In the wake of terrorist attacks on the World Trade Center in
2001, infrastructure service providers and public officials realized that
restoration plans for the multiple systems that were damaged in the attacks
would be better informed by an understanding of the vulnerabilities
introduced by co-location and system interdependencies. This began a
decades-long effort at the Rensselaer Polytechnic Institute to develop
computer-aided decision support models for the restoration of critical civil
and social infrastructures damaged by an extreme event such as a hurricane
while considering interdependencies between the systems.
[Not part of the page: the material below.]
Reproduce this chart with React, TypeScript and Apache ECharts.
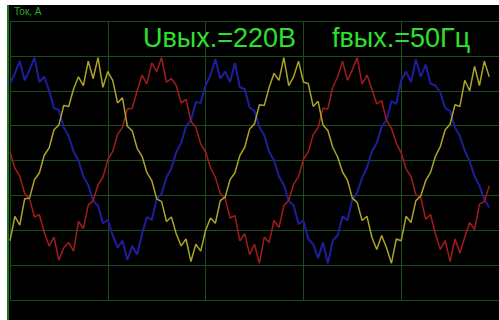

This presentation
will explain the origin and development of a suite of these decision-support
tools, the stakeholder involvement process used to elicit user needs and
secure feedback, and their potential value as a planning and training tool
for coastal communities vulnerable to hurricanes, storm surge, and coastal
flooding. It will also discuss an artificial community created to model
these activities without compromising information on the vulnerabilities of
actual infrastructure systems.
Richard G. Little is a private consultant on matters of infrastructure policy and a Visiting Research Scholar in disaster mitigation at the Rensselaer Polytechnic Institute (RPI). He was a Senior Fellow in the Price School of Public Policy at the University of Southern California (USC) and Director of the USC Keston Institute for Public Finance and Infrastructure Policy prior to retiring in 2012. Before joining USC, he was Director of the Board on Infrastructure and the Constructed Environment of the National Research Council (NRC), where he directed a program of studies in building and infrastructure research. Mr. Little has been certified by examination by the American Institute of Certified Planners and is Editor of Public Works Management & Policy. He received a B.S. in Geology and a M.S. in Urban-Environmental Studies from RPI and was elected to the National Academy of Construction in 2008.